_Task description_:
Return, word for word, the lines from the line holding "Write a Python" through the line holding "import pandas as pd". Include both end lines and no others.

_Source code of charts_:
"""

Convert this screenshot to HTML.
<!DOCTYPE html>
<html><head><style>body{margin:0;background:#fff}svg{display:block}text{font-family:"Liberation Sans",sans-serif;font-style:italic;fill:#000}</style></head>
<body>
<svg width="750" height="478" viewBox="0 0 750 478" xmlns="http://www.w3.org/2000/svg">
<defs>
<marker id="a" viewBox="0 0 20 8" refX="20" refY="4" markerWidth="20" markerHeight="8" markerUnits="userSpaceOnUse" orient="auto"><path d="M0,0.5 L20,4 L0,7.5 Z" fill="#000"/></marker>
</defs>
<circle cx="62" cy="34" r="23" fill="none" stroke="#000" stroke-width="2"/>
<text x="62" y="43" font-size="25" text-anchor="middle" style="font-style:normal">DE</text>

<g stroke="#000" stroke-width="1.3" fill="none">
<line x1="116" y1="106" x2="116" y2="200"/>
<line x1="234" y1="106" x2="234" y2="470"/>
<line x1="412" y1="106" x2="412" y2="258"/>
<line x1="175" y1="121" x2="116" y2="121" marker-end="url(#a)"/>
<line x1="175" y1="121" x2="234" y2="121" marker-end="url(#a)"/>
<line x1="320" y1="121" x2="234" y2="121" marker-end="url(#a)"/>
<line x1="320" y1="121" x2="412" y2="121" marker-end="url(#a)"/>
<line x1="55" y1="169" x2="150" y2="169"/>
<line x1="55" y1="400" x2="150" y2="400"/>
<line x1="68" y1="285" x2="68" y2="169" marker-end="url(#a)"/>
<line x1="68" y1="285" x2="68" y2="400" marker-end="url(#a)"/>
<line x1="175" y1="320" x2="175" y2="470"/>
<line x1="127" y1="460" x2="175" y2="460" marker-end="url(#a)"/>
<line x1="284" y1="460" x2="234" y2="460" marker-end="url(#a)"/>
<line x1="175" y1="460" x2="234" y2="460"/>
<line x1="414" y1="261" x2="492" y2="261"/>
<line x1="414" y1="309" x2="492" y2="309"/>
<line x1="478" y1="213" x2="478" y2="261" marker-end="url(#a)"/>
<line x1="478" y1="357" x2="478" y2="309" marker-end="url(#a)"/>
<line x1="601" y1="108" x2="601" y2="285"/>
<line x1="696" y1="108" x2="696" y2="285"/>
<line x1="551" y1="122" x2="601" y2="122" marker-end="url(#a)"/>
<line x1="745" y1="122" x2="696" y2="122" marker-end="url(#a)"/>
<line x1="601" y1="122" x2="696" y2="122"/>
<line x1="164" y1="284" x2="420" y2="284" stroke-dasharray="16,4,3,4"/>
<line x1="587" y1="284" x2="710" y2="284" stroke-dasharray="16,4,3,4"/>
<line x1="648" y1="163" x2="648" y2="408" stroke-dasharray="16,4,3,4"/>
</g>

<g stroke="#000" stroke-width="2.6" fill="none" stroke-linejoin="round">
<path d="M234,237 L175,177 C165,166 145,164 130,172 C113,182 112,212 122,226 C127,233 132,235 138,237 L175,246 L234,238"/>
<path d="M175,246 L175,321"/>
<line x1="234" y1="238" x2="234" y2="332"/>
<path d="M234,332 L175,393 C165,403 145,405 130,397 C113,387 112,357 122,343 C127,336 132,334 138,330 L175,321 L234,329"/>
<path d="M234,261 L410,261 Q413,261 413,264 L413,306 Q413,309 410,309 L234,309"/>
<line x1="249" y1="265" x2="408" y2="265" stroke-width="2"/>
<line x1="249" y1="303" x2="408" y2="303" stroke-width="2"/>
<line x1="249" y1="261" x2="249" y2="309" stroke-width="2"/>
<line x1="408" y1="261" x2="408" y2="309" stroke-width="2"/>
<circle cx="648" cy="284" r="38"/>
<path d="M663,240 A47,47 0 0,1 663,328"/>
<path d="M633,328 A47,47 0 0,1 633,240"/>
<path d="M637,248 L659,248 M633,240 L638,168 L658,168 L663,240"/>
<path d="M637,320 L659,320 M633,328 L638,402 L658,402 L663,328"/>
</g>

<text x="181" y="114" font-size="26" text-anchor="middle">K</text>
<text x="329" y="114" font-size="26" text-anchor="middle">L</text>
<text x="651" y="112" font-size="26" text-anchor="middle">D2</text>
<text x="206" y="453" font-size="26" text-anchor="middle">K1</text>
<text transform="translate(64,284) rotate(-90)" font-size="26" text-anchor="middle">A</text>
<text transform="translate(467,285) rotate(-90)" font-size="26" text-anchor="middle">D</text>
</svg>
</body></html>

"""
"""

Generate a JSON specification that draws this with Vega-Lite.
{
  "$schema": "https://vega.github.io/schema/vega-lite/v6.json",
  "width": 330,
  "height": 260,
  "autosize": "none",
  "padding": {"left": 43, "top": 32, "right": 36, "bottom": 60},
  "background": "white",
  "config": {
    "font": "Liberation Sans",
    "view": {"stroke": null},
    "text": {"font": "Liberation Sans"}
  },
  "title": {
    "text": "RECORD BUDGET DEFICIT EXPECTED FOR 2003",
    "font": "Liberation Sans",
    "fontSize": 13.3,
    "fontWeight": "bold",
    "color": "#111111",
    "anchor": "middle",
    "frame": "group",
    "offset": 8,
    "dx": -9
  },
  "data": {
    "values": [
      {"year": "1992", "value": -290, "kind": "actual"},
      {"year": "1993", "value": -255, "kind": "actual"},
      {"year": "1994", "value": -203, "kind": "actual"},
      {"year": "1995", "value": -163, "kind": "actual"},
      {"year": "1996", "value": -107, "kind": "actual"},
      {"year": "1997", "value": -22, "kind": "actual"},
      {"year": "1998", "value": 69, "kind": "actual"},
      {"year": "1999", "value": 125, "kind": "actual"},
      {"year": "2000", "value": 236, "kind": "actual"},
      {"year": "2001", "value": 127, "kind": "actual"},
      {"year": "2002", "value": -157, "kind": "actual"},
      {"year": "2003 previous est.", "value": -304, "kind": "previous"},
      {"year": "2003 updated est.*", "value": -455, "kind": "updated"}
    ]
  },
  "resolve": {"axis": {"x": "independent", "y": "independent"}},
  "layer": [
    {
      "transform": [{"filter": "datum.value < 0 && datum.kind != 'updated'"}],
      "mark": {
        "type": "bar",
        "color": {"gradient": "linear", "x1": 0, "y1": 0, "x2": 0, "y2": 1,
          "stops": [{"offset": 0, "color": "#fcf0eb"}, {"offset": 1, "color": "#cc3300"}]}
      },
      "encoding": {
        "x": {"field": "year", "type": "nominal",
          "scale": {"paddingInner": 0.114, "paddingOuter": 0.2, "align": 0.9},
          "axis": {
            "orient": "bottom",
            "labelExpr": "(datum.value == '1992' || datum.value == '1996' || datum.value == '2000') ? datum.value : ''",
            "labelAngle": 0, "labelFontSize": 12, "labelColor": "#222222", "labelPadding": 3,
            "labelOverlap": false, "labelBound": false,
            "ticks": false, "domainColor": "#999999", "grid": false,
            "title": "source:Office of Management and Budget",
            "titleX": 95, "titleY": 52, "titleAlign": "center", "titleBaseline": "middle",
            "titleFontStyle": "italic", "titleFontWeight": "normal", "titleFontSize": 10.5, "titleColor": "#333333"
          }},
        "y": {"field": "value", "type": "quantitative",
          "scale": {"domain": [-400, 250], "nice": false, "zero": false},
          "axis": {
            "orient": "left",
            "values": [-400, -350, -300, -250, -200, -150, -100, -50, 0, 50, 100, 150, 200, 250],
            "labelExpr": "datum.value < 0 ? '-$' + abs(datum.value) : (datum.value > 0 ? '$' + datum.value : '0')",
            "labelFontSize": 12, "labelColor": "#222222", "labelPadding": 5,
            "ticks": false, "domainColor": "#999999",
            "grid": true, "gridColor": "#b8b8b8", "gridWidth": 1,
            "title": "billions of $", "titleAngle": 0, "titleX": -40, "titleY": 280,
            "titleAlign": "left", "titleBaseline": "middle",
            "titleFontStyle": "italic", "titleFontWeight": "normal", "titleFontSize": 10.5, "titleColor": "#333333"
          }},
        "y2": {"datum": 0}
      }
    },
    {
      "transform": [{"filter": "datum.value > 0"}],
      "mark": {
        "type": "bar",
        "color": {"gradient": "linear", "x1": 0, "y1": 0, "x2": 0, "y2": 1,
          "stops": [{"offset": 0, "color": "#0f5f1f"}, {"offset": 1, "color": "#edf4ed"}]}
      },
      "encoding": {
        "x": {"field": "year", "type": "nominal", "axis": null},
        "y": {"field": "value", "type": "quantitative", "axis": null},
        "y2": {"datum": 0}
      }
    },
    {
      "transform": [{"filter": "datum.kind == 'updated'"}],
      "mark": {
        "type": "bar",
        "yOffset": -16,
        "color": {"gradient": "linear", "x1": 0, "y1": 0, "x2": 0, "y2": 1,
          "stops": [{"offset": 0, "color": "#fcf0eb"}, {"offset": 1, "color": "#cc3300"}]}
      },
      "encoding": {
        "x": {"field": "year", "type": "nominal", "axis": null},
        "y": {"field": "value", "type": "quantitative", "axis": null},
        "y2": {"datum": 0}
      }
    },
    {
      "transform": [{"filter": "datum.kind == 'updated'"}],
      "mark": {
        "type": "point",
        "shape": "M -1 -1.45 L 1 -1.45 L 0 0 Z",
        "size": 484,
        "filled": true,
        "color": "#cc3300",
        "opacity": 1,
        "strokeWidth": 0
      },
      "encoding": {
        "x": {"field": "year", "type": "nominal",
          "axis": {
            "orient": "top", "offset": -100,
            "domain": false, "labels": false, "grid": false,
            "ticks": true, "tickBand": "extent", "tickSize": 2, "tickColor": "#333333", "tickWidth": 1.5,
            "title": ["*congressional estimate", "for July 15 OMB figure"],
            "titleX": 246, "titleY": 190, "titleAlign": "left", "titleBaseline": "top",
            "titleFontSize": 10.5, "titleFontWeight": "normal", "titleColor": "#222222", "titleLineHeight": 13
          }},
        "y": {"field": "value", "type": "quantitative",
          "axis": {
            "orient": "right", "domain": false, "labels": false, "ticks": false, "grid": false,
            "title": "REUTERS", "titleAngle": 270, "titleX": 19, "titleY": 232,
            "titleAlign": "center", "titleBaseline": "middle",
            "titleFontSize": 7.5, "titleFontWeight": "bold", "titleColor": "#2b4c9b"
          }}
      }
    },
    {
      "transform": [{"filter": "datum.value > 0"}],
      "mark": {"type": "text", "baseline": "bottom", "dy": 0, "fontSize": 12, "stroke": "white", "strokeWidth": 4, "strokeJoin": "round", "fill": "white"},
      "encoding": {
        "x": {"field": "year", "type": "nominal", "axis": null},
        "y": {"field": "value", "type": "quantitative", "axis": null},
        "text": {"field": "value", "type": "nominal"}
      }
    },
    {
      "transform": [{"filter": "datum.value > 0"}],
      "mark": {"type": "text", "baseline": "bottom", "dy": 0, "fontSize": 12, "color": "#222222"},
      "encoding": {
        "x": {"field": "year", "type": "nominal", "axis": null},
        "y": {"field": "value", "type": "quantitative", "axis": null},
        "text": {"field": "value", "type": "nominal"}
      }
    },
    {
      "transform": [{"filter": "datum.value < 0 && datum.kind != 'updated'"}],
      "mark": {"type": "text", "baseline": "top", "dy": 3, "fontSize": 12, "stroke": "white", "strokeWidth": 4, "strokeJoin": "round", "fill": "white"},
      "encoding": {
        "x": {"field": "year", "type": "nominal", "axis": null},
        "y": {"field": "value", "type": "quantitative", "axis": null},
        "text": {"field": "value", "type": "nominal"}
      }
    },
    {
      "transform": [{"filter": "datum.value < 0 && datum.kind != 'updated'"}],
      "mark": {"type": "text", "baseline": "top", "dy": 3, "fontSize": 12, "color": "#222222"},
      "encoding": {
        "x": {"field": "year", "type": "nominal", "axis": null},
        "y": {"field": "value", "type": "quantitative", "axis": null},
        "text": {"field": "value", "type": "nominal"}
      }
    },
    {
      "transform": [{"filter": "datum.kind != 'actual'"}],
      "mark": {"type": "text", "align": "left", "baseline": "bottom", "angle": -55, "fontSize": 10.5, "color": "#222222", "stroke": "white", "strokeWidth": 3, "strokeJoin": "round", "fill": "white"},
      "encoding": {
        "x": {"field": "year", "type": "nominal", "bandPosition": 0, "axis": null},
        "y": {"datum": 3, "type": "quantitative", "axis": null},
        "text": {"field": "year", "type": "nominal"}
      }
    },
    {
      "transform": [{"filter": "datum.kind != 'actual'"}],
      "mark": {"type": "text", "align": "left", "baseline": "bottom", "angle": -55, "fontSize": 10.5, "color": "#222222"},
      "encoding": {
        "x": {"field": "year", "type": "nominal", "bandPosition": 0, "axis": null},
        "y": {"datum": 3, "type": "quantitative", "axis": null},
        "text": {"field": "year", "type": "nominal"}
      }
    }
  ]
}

"""
"""

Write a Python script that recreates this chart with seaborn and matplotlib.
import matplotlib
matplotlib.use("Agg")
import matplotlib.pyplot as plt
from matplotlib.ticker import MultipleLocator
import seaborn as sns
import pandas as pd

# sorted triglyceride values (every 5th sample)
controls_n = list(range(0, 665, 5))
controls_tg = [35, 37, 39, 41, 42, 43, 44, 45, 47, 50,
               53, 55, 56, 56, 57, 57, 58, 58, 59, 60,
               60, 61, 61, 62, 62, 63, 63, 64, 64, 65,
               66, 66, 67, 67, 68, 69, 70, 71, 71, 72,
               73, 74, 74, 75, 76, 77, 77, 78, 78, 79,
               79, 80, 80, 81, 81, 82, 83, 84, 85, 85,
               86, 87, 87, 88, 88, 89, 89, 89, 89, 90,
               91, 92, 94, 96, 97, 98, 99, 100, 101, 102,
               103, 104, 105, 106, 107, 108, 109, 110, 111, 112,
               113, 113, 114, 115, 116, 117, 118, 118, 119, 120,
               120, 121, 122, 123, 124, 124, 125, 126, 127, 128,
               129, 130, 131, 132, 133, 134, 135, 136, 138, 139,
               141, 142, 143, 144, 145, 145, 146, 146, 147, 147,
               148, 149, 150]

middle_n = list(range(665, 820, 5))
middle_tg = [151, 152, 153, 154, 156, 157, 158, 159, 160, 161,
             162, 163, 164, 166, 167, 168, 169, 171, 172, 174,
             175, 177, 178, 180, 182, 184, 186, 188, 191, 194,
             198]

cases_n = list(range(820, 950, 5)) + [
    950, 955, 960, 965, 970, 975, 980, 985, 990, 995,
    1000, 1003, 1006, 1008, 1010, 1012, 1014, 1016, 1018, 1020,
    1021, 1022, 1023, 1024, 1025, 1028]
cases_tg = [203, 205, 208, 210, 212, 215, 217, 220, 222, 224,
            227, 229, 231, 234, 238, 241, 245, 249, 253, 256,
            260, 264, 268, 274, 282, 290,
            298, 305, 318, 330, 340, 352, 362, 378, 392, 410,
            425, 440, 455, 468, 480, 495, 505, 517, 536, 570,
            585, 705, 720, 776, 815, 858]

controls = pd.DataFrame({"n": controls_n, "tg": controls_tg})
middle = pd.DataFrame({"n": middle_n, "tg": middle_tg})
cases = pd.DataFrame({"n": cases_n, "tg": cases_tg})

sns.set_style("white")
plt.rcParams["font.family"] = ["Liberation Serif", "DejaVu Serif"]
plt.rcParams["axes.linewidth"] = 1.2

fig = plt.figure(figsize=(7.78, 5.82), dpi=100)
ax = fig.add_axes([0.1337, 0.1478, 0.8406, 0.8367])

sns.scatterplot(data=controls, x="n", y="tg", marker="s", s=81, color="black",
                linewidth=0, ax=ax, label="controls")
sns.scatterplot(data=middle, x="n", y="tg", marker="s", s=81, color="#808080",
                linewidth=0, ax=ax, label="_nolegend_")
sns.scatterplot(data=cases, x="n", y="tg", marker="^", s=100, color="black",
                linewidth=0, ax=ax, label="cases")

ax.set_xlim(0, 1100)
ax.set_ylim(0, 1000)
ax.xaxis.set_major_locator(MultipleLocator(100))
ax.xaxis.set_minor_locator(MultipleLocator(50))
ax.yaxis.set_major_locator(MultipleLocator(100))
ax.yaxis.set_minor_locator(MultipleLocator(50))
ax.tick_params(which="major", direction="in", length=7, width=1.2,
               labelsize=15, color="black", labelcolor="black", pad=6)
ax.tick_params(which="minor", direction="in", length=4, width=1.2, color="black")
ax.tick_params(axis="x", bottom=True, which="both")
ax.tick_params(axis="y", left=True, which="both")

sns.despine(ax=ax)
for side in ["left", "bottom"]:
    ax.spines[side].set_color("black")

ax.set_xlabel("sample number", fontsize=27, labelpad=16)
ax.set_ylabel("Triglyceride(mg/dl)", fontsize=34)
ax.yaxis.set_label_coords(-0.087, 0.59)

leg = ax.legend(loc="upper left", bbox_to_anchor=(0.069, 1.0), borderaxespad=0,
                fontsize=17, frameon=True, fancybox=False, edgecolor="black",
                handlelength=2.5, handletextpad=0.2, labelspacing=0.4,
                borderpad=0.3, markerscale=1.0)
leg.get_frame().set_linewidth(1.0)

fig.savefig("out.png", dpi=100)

"""

_Full output_:
Write a Python script that recreates this chart with seaborn and matplotlib.
import matplotlib
matplotlib.use("Agg")
import matplotlib.pyplot as plt
from matplotlib.ticker import MultipleLocator
import seaborn as sns
import pandas as pd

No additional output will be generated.